Mais il part...
de Marie-Sophie Vermot

critiqué par Cyclo, le 15 août 2011
(Bordeaux - 78 ans)


La note:  étoiles
Des étrangers
Et, parmi les étranges « étrangers », il y a les sidéens. Au centre du beau roman de Marie-Sophie Vermot, Mais il part... Justement, le héros, Saul, un lycéen de seize ans, pour se faire l'argent de poche nécessaire à l'acquisition de la guitare électrique de ses rêves, accepte de promener la chienne de Kyle, qu'il a sauvée un jour où elle allait se faire écraser en traversant la rue. Or, Kyle est sidéen. Saul découvre que Kyle, dont l'ami José est mort du sida deux auparavant, est bien seul, totalement abandonné par son père Jude depuis qu'il lui a annoncé qu'il préférait les garçons (Jude a rayé le mot « homosexuel » de son vocabulaire). Et d'une certaine façon, Kyle pourrait dire comme l'héroïne de Anne-Marie Garat, dans Les mal famées : "Il m‘a paru que nous étions seules au monde. Nous l‘étions bel et bien, elle arrivée de ses cinquante ans de solitude, et moi de mes dix-huit ans d‘orphelinat à domicile." Kyle est isolé par sa maladie, Saul par son adolescence difficile.

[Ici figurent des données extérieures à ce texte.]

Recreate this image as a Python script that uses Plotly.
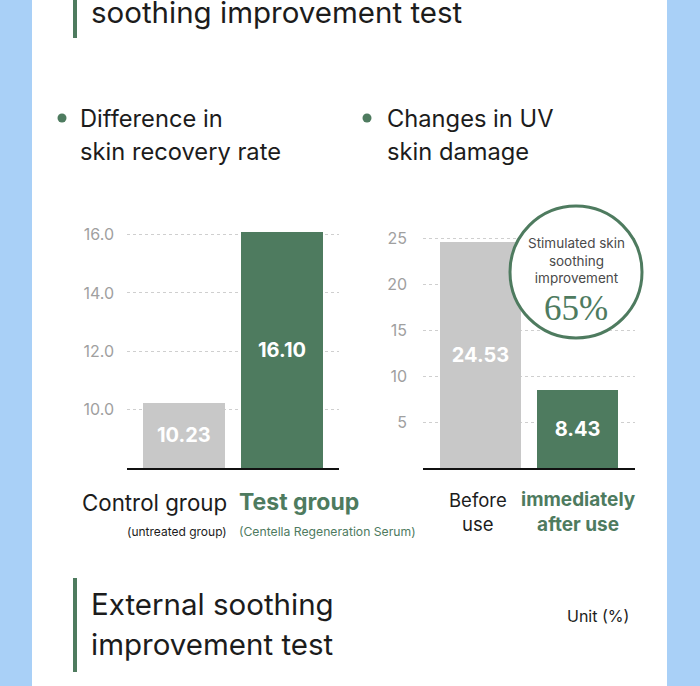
import plotly.graph_objects as go
from plotly.subplots import make_subplots

# ---- data ----
recovery_categories = ["Control group", "Test group"]
recovery_values = [10.23, 16.10]
recovery_ticks = [10.0, 12.0, 14.0, 16.0]
recovery_floor = 8.0

uv_categories = ["Before use", "immediately after use"]
uv_values = [24.53, 8.43]
uv_ticks = [5, 10, 15, 20, 25]

improvement_pct = 65

# ---- style ----
W, H = 700, 686
GREEN = "#4e7b5f"
GRAY = "#c8c8c8"
BLUE = "#a9d0f7"
TEXT = "#1c1c1c"
TICK = "#a0a0a0"
FONT = "Inter"


def px(x):
    return x / W


def py(y):
    return 1 - y / H


fig = make_subplots(rows=1, cols=2)

fig.add_trace(go.Bar(
    x=recovery_categories, y=recovery_values,
    marker=dict(color=[GRAY, GREEN], line=dict(width=0)),
    width=0.83,
    hoverinfo="skip", showlegend=False,
), row=1, col=1)

# value labels centred in the visible part of each bar (axis starts at recovery_floor)
for cat, v in zip(recovery_categories, recovery_values):
    fig.add_annotation(x=cat, y=(v + recovery_floor) / 2, xref="x", yref="y",
                       text=f"{v:.2f}", showarrow=False, xanchor="center", yanchor="middle",
                       font=dict(color="white", size=20, family=FONT, weight="bold"))

fig.add_trace(go.Bar(
    x=uv_categories, y=uv_values,
    marker=dict(color=[GRAY, GREEN], line=dict(width=0)),
    width=0.835,
    text=[f"{v:.2f}" for v in uv_values],
    textposition="inside", insidetextanchor="middle",
    textangle=0, constraintext="none",
    textfont=dict(color="white", size=20, family=FONT, weight="bold"),
    hoverinfo="skip", showlegend=False,
), row=1, col=2)

ydom = [py(468), py(215)]
fig.update_layout(
    width=W, height=H,
    margin=dict(l=0, r=0, t=0, b=0),
    paper_bgcolor=BLUE, plot_bgcolor="white",
    font=dict(family=FONT, color=TEXT),
    bargap=0,
    xaxis=dict(domain=[px(127), px(339)], range=[-0.577, 1.577],
               showticklabels=False, ticks="", showgrid=False, zeroline=False,
               showline=True, linecolor="#111", linewidth=2),
    yaxis=dict(domain=ydom, range=[recovery_floor, 16.67], tickvals=recovery_ticks,
               ticktext=[f"{t:.1f}" for t in recovery_ticks],
               tickfont=dict(size=16, color=TICK, family=FONT),
               ticklabelstandoff=12, ticks="",
               showgrid=True, gridcolor="#cfcfcf", gridwidth=1, griddash="dot",
               zeroline=False, showline=False),
    xaxis2=dict(domain=[px(423), px(635)], range=[-0.593, 1.593],
                showticklabels=False, ticks="", showgrid=False, zeroline=False,
                showline=True, linecolor="#111", linewidth=2),
    yaxis2=dict(domain=ydom, range=[0, 27.5], tickvals=uv_ticks,
                tickfont=dict(size=16, color=TICK, family=FONT),
                ticklabelstandoff=15, ticks="",
                showgrid=True, gridcolor="#cfcfcf", gridwidth=1, griddash="dot",
                zeroline=False, showline=False),
)

shapes = [
    # white panel
    dict(type="rect", xref="paper", yref="paper", x0=px(32), x1=px(667), y0=0, y1=1,
         fillcolor="white", line=dict(width=0), layer="below"),
    # green accent bars
    dict(type="rect", xref="paper", yref="paper", x0=px(73), x1=px(77), y0=py(38), y1=1,
         fillcolor=GREEN, line=dict(width=0), layer="above"),
    dict(type="rect", xref="paper", yref="paper", x0=px(73), x1=px(77), y0=py(672), y1=py(578),
         fillcolor=GREEN, line=dict(width=0), layer="above"),
    # bullets
    dict(type="circle", xref="paper", yref="paper", x0=px(57.5), x1=px(66.5), y0=py(122.5), y1=py(113.5),
         fillcolor=GREEN, line=dict(width=0), layer="above"),
    dict(type="circle", xref="paper", yref="paper", x0=px(362.5), x1=px(371.5), y0=py(122.5), y1=py(113.5),
         fillcolor=GREEN, line=dict(width=0), layer="above"),
    # callout circle
    dict(type="circle", xref="paper", yref="paper", x0=px(510), x1=px(642), y0=py(338), y1=py(206),
         fillcolor="white", line=dict(color=GREEN, width=3), layer="above"),
]
fig.update_layout(shapes=shapes)


def ann(text, x, y, size, color=TEXT, xanchor="left", weight="normal", family=FONT, align="left",
        yanchor="middle"):
    fig.add_annotation(text=text, x=px(x), y=py(y), xref="paper", yref="paper",
                       xanchor=xanchor, yanchor=yanchor, showarrow=False, align=align,
                       borderpad=0,
                       font=dict(size=size, color=color, family=family, weight=weight))


# headings
ann("soothing improvement test", 90, 12, 29.5)
ann("Difference in", 79, 118, 23.7)
ann("skin recovery rate", 79, 151, 23.7)
ann("Changes in UV", 386, 118, 23.7)
ann("skin damage", 386, 151, 23.7)

# category labels chart 1
ann("Control group", 228, 502, 22.3, xanchor="right")
ann("(untreated group)", 228, 531, 12, xanchor="right")
ann("Test group", 238, 502, 23, color=GREEN, weight="bold")
ann("(Centella Regeneration Serum)", 238, 531, 12.2, color=GREEN)

# category labels chart 2
ann("Before<br>use", 478, 512, 18.5, xanchor="center", align="center")
ann("immediately<br>after use", 578, 512, 19, color=GREEN, xanchor="center", weight="bold", align="center")

# callout
ann("Stimulated skin<br>soothing<br>improvement", 576, 260, 13.5, color="#4a4a4a", xanchor="center", align="center")
ann(f"{improvement_pct}%", 576, 308, 35, color=GREEN, xanchor="center", family="Liberation Serif")

# bottom section
ann("External soothing", 90, 604, 29.5)
ann("improvement test", 90, 644, 29.5)
ann("Unit (%)", 630, 616, 16, xanchor="right")

fig.write_html("out.html", config={"displayModeBar": False},
               post_script="document.body.style.margin='0';document.body.style.overflow='hidden';")
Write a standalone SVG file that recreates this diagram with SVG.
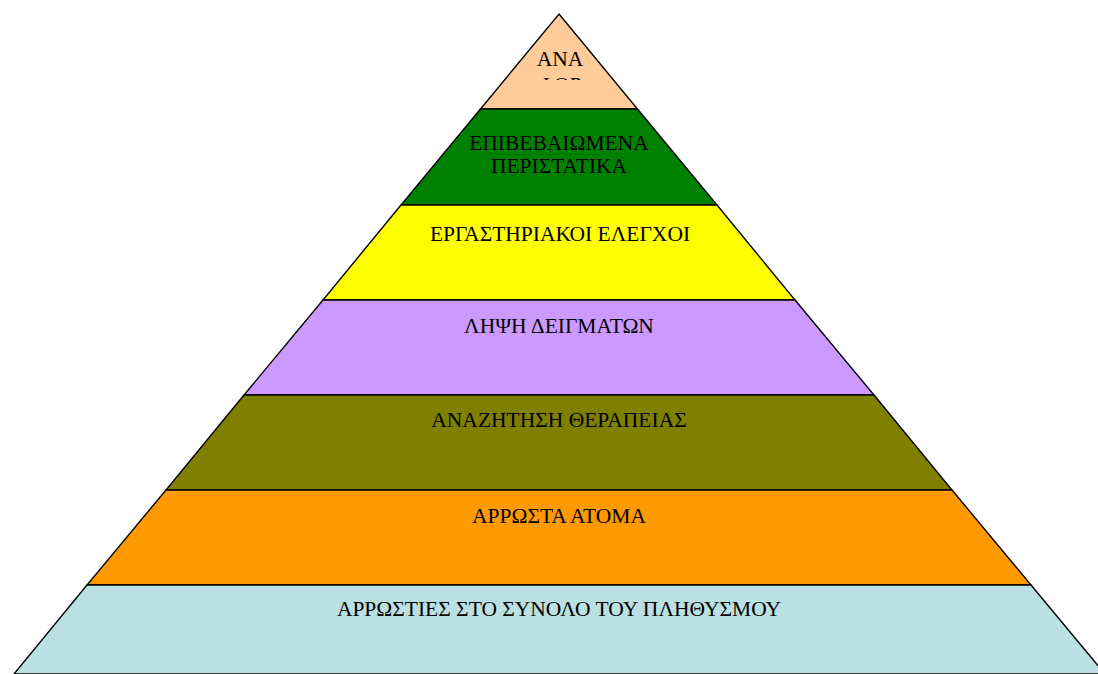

Ce job est donc pour lui l'occasion de prendre un peu le large, de s'éloigner de parents un tantinet trop stricts, qui ne pensent que baccalauréat, diplômes, révisions, alors que le jeune homme ne rêve que musique (mais il n'a rien dit à ses parents de ses envies) et a pour seul objectif de « faire partie de l'existence, tout simplement », comme il le dit à ses parents. Bien entendu, il leur a caché la réalité de la maladie de Kyle, qui, quand ils l'apprennent, lui interdisent de continuer à fréquenter le malade. Le jeune homme va alors trouver la force de se rebeller (il pourrait dire comme le voyou du poème d'Essénine, "J‘ai aujourd‘hui très envie / De pisser par la fenêtre sur la lune"), soutenu d'ailleurs par son grand-père. Kyle, cet homme décharné, ne marche plus qu'avec des béquilles. Et peu à peu, il entre dans la phase terminale de son sida. Sa nièce Bettina vient s'occuper de lui et se lie d'amitié avec Saul. La mère de Bettina, sœur de Kyle, arrive à lui faire accepter l'hospitalisation pour sa fin de vie, à le placer à l'hôpital, et ça m'a mis les larmes aux yeux, pensant à ce qu'écrivait Christian Bobin (dans "La folle allure") : "J‘ai seulement pensé que le mot placement était un drôle de mot - le même pour les gens et pour les sous." Cette rencontre, cette maladie, c'est l'occasion pour Saul de mûrir et de se rendre compte qu'un "morceau de son adolescence venait de s'achever. Une période pour ainsi dire révolue, au cours de laquelle il était passé de la révolte à l'apprentissage de soi. À présent, sa vie commençait", telle est la conclusion de ce roman délicat, tout en nuances.

On le voit, en ce moment, la littérature est en plein dans ce problème des "étrangers" que sont aussi les vieux (tout aussi solitaires, abandonnés), les handicapés, et tous ceux qui cumulent ces diverses étrangetés. Quand je vois comment on les traite, je vois à l'œuvre ces « certains germes d‘inhumanité qui, dans notre société, sont pour ainsi dire plantés à la racine même du mérite supérieur », que stigmatise George Steiner dans son remarquable livre "Lectures".